Traceback (most recent call last):
  File "demo.py", line 8, in 
    ctx = cl.create_some_context()
  File "/usr/lib/pymodules/python2.6/pyopencl/__init__.py", line 346, in create_some_context
    return Context(devices)
pyopencl.RuntimeError: Context failed: out of host memory

以下の設定を変えると直るかも知れない。

「設定」「外観の設定」「視覚効果」を「効果なし」に

benchmark-all.pyをちょっと最適化

examplesの中に入っているスクリプトの一つを、ちょっとだけ速くしてみた。カーネルのソースを見てみると、毎回globalメモリへアクセスしているため効率が悪い。以下のパッチを当てて計測してみる。

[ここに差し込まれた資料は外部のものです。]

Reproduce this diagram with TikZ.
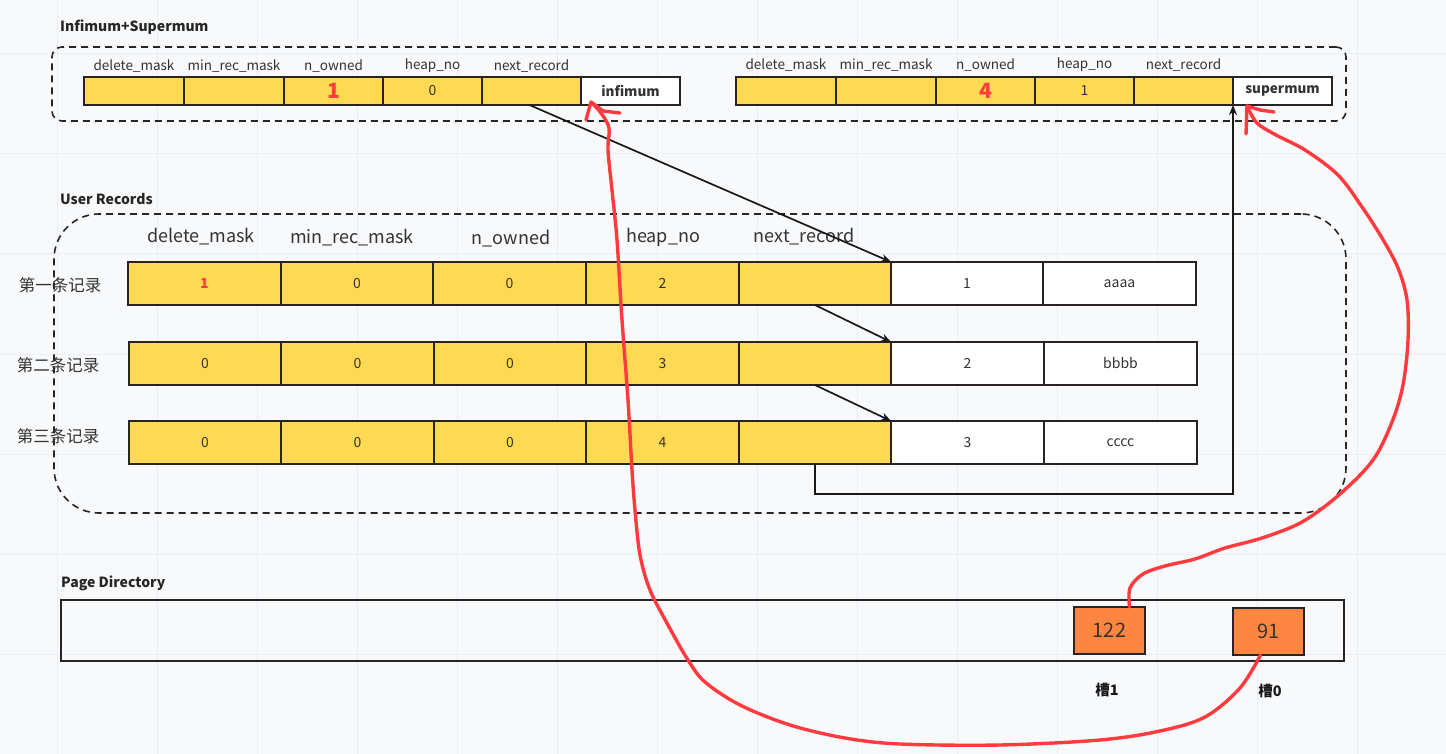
\documentclass[tikz,border=0pt]{standalone}
\usepackage{fontspec}
\setmainfont{Noto Sans CJK SC}
\usetikzlibrary{arrows.meta}
\definecolor{bg}{HTML}{F8F9FB}
\definecolor{gridc}{HTML}{ECEEF1}
\definecolor{yel}{HTML}{FFD952}
\definecolor{ora}{HTML}{FF8640}
\definecolor{edge}{HTML}{2A2326}
\definecolor{txt}{HTML}{333333}
\definecolor{redc}{HTML}{FF3B3F}
\newcommand\fs[1]{\fontsize{#1}{#1}\selectfont}
\begin{document}
\begin{tikzpicture}[x=1pt,y=-1pt,
  cellbase/.style={draw=edge, line width=2pt, inner sep=0pt, outer sep=0pt, anchor=north west, text=txt, font=\fs{14}},
  ycell/.style={cellbase, fill=yel},
  wcell/.style={cellbase, fill=white},
  toplabel/.style={text=txt, font=\fs{13.5}, inner sep=0pt},
  headlabel/.style={text=txt, font=\fs{18}, inner sep=0pt},
  rowlabel/.style={text=txt, font=\fs{16.5}, inner sep=0pt},
  title/.style={text=black!85, font=\bfseries\fs{14}, anchor=west, inner sep=0pt},
  dashbox/.style={draw=black!85, line width=1.6pt, dash pattern=on 7pt off 5pt, anchor=north west, inner sep=0pt, outer sep=0pt},
  blackarrow/.style={draw=black!90, line width=1.7pt, -{Stealth[length=10pt,width=8pt]}},
  redline/.style={draw=redc, line width=3.4pt, line cap=round, line join=round},
  slot/.style={draw=edge, line width=2pt, fill=ora, anchor=north west, inner sep=0pt, outer sep=0pt, text=txt, font=\fs{20}},
  slotlabel/.style={text=black!90, font=\bfseries\fs{14.5}, inner sep=0pt}
]
\fill[bg] (0,0) rectangle (1446,754);
\useasboundingbox (0,0) rectangle (1446,754);
\foreach \x in {57,157,...,1457} \draw[gridc, line width=1pt] (\x,0) -- (\x,754);
\foreach \y in {54,154,...,754} \draw[gridc, line width=1pt] (0,\y) -- (1446,\y);

% ---------- Infimum + Supermum ----------
\node[title] (t1) at (60,27) {Infimum+Supermum};
\node[dashbox, rounded corners=10pt, minimum width=1294pt, minimum height=74pt] (g1) at (52,47) {};

\foreach \n/\a/\b/\t in {1/84/184/{}, 2/184/284/{}, 3/284/383/{\textcolor{redc}{\bfseries\fs{21}1}}, 4/383/482/0, 5/482/581/{}}
  \node[ycell, minimum width={(\b-\a)*1pt}, minimum height=28pt] (tl\n) at (\a,77) {\t};
\node[wcell, minimum width=99pt, minimum height=28pt, font=\bfseries\fs{13.5}] (inf) at (581,77) {infimum};

\foreach \n/\a/\b/\t in {1/736/836/{}, 2/836/936/{}, 3/936/1035/{\textcolor{redc}{\bfseries\fs{21}4}}, 4/1035/1134/1, 5/1134/1233/{}}
  \node[ycell, minimum width={(\b-\a)*1pt}, minimum height=28pt] (tr\n) at (\a,77) {\t};
\node[wcell, minimum width=99pt, minimum height=28pt, font=\bfseries\fs{13.5}] (supm) at (1233,77) {supermum};

\foreach \c/\t in {1/delete\_mask, 2/min\_rec\_mask, 3/n\_owned, 4/heap\_no, 5/next\_record}{
  \node[toplabel] (tlh\c) at ([yshift=11pt]tl\c.north) {\t};
  \node[toplabel] (trh\c) at ([yshift=12pt]tr\c.north) {\t};
}

% ---------- User Records ----------
\node[title] (t2) at (60,199) {User Records};
\node[dashbox, rounded corners=45pt, minimum width=1292pt, minimum height=299pt] (g2) at (54,214) {};

\foreach \n/\a/\b/\t in {1/128/281/{\textcolor{redc}{\bfseries 1}}, 2/281/433/0, 3/433/586/0, 4/586/739/2, 5/739/891/{}}
  \node[ycell, minimum width={(\b-\a)*1pt}, minimum height=43pt] (ra\n) at (\a,262) {\t};
\node[wcell, minimum width=152pt, minimum height=43pt] (ra6) at (891,262) {1};
\node[wcell, minimum width=153pt, minimum height=43pt] (ra7) at (1043,262) {aaaa};

\foreach \n/\a/\b/\t in {1/129/281/0, 2/281/434/0, 3/434/586/0, 4/586/739/3, 5/739/891/{}}
  \node[ycell, minimum width={(\b-\a)*1pt}, minimum height=43pt] (rb\n) at (\a,342) {\t};
\node[wcell, minimum width=153pt, minimum height=43pt] (rb6) at (891,342) {2};
\node[wcell, minimum width=153pt, minimum height=43pt] (rb7) at (1044,342) {bbbb};

\foreach \n/\a/\b/\t in {1/129/281/0, 2/281/434/0, 3/434/586/0, 4/586/739/4, 5/739/891/{}}
  \node[ycell, minimum width={(\b-\a)*1pt}, minimum height=43pt] (rc\n) at (\a,421) {\t};
\node[wcell, minimum width=153pt, minimum height=43pt] (rc6) at (891,421) {3};
\node[wcell, minimum width=153pt, minimum height=43pt] (rc7) at (1044,421) {cccc};

\node[headlabel] (h1) at (201,237) {delete\_mask};
\node[headlabel] (h2) at (352,238) {min\_rec\_mask};
\node[headlabel] (h3) at (511,239) {n\_owned};
\node[headlabel] (h4) at (663,237) {heap\_no};
\node[headlabel] (h5) at (804,237) {next\_record};

\node[rowlabel] (l1) at (60,285) {第一条记录};
\node[rowlabel] (l2) at (58,365) {第二条记录};
\node[rowlabel] (l3) at (58,436) {第三条记录};

% ---------- next_record arrows ----------
\draw[blackarrow] ([xshift=-2pt]tl5.south) -- (ra6.north west);
\draw[blackarrow] (ra5.south) -- (rb6.north west);
\draw[blackarrow] (rb5.south) -- (rc6.north west);
\draw[blackarrow] (rc5.south) -- ++(0,30) -| (supm.south west);

% ---------- Page Directory ----------
\node[title] (t3) at (61,583) {Page Directory};
\node[draw=edge, line width=2pt, anchor=north west, minimum width=1283pt, minimum height=61pt, inner sep=0pt, outer sep=0pt] (pd) at (61,600) {};
\node[slot, minimum width=71pt, minimum height=47pt] (n122) at (1074,607) {122};
\node[slot, minimum width=71pt, minimum height=47pt] (n91) at (1233,608) {91};
\node[slotlabel] (s1) at (1107,690) {槽1};
\node[slotlabel] (s0) at (1270,691) {槽0};

% ---------- red hand-drawn pointers ----------
\coordinate (infend) at (591,102);
\coordinate (supend) at (1247,106);
\draw[redline] plot[smooth, tension=0.55] coordinates {([xshift=-8pt]n91.south) (1240,688) (1205,717) (1160,731) (1100,740) (1000,745) (900,744) (845,738) (790,725) (740,705) (705,682) (688,660) (668,625) (650,590) (640,555) (635,510) (632,470) (628,400) (622,320) (617,240) (612,190) (608,150) (609,128) (601,113) (infend)};
\draw[redline] (infend) ++(-5,18) -- (infend) -- ++(12,9) -- ++(17,2);
\draw[redline] plot[smooth, tension=0.55] coordinates {([xshift=20pt]n122.north) (1130,588) (1143,574) (1165,566) (1195,559) (1225,548) (1262,538) (1302,522) (1340,494) (1373,460) (1392,422) (1403,385) (1408,340) (1407,300) (1398,268) (1382,238) (1362,207) (1338,175) (1305,150) (1276,135) (1257,123) (supend)};
\draw[redline] (supend) ++(-1,28) -- (supend) -- ++(13,4) -- ++(14,2);
\end{tikzpicture}
\end{document}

$ diff benchmark-all.py benchmark-all-private.py 
56,58c56,62
<                                 c[gid] = a[gid] + b[gid];
<                                 c[gid] = c[gid] * (a[gid] + b[gid]);
<                                 c[gid] = c[gid] * (a[gid] / 2.0);



-

>                                 float fa, fb, fc;
>                                 fa = a[gid];
>                                 fb = b[gid];
>                                 fc  = fa + fb;
>                                 fc = fc * (fa + fb);
>                                 fc = fc * (fa / 2.0);
>                                 c[gid] = fc;

[before]

Execution time of test without OpenCL: 11.3199682236 s
===============================================================
Platform name: Apple
Platform profile: FULL_PROFILE
Platform vendor: Apple
Platform version: OpenCL 1.0 (Dec 23 2010 17:30:26)

-

Device name: Radeon HD 4850
Device type: GPU
Device memory: 512 MB
Device max clock speed: 503 MHz
Device compute units: 10
Execution time of test: 0.00564408 s
Results OK
===============================================================
Platform name: Apple
Platform profile: FULL_PROFILE
Platform vendor: Apple
Platform version: OpenCL 1.0 (Dec 23 2010 17:30:26)

-

Device name: Intel(R) Core(TM) i7 CPU 860 @ 2.80GHz
Device type: CPU
Device memory: 6144 MB
Device max clock speed: 2800 MHz
Device compute units: 8
Execution time of test: 0.0021682 s
Results OK

[after]

Execution time of test without OpenCL: 11.3338668346 s
===============================================================
Platform name: Apple
Platform profile: FULL_PROFILE
Platform vendor: Apple
Platform version: OpenCL 1.0 (Dec 23 2010 17:30:26)

-

Device name: Radeon HD 4850
Device type: GPU
Device memory: 512 MB
Device max clock speed: 503 MHz
Device compute units: 10
Execution time of test: 0.00388932 s
Results OK
===============================================================
Platform name: Apple
Platform profile: FULL_PROFILE
Platform vendor: Apple
Platform version: OpenCL 1.0 (Dec 23 2010 17:30:26)

-

Device name: Intel(R) Core(TM) i7 CPU 860 @ 2.80GHz
Device type: CPU
Device memory: 6144 MB
Device max clock speed: 2800 MHz
Device compute units: 8
Execution time of test: 0.00147917 s
Results OK

たったこれだけだけど、３０％ぐらい速くなってる。しかし、困ったことにCPUのほうが速い……恐らくMAX_COMPUTE_UNITSがCPU 8に対して、GPU 10しかないため、個々の演算ユニットのガチ勝負になると、CPUのほうが速いためと思われる。それとも、もっと最適化する方法があるんだろうか。